First Families of Louisiana

This portion of my website and accompanying links is dedicated to my very special friend, Peggy Hall, who died on April 13, 2002, and is reproduced with the permission of her daughter Tiffany Graham. Peggy was the first to “believe” in my proposed (early 1990’s) project to produced the historical “In Search of Our Acadian Roots” CD-ROM. For added details, connect to https://acadian.org/project.html

 

NOTE: The following have been added: A list of Engagees – d’Iberville’s recruits of 1697. From that page, you can access several family links. The Roll of Aug 15, 1699 and the “Pelican” passenger list have also been added with a link to the marriages of the girls.

The purpose of this page is to list resources and records pertaining to the first families of the Colony of Louisiana.

In 1684 La Salle, planning to colonize on the Mississippi River, was swept off-course and his party of ships landed at Matagorda Bay, Texas. There are no lists of the original passengers but subsequent records exist of the survivors of the ill-fated voyage.

Two young TALON boys were among the survivors. They were rescued by an Indian woman and were brought to Veracruz, Mexico. Later they were colonists at Mobile. They are TALON descendants.

Henri Tonti, explorer, and La Salle’s nephew, Nicholas de La Salle also became residents of early Mobile.

The first French men to establish residence on the Gulf Coast were recruits of de Iberville. They arrived at Biloxi Bay in 1699 at what is now Ocean Springs, Mississippi.

A list of engagees was made July 6, 1697 of the Canadiens recruited by d’Iberville.

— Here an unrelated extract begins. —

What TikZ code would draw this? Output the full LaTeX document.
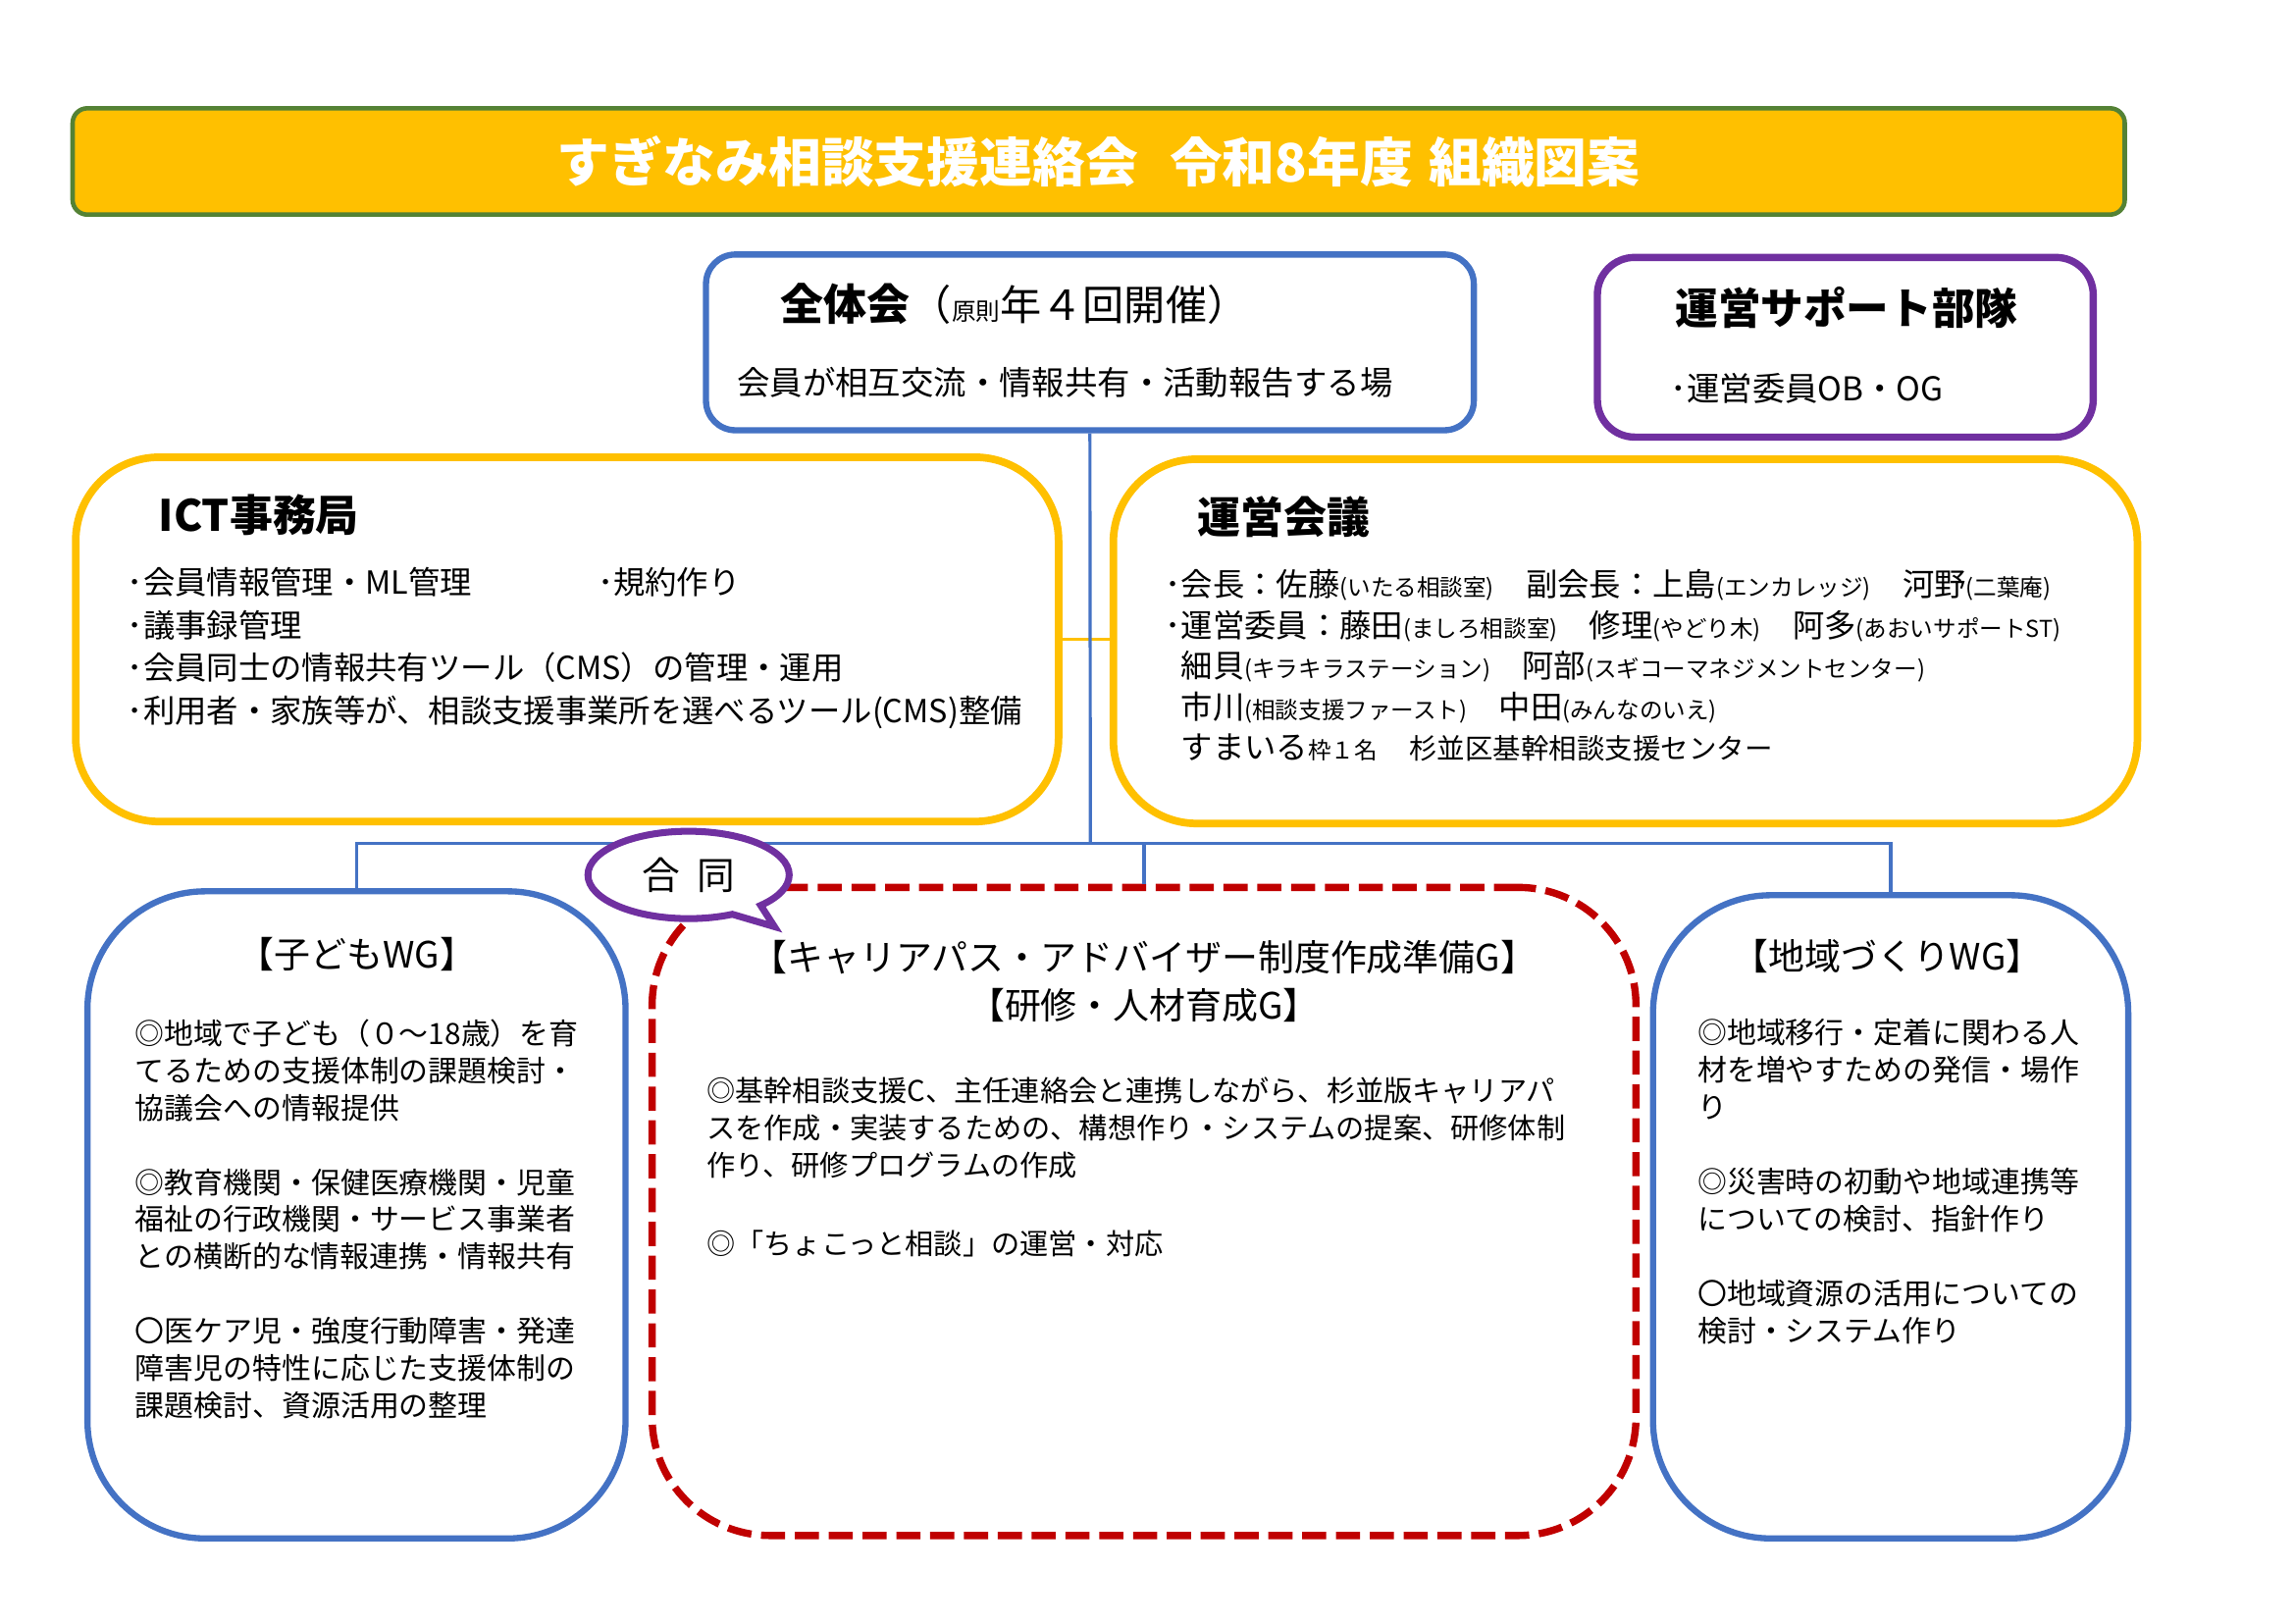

The original can be found in the Archives du Port du Rochefort. Details have been published in several books.

Another list was made of men present on August 25, 1699, and through 1700, of the men at Biloxi. About 1702 the “habitants” were moved to Ft. Louis.

There are land plat maps of the Ft. Louis town and fort which list the landowners:

Chart 119 from 1702

Chart 120 from 1706

The first French families were formed in 1704 with the arrival of “The Pelican,” a ship carrying 23 girls of “marriageable age.” A passenger list for “The Pelican” exists in the French Archives.

There is a census of the families at Mobile in 1706. There were divisions of land detailed in old maps of the original site of Mobile c1702 and for several years afterward, that yield further information about the families there. This site, Ft. Louis, was about 25 miles north of the present site of present-day Mobile, Alabama.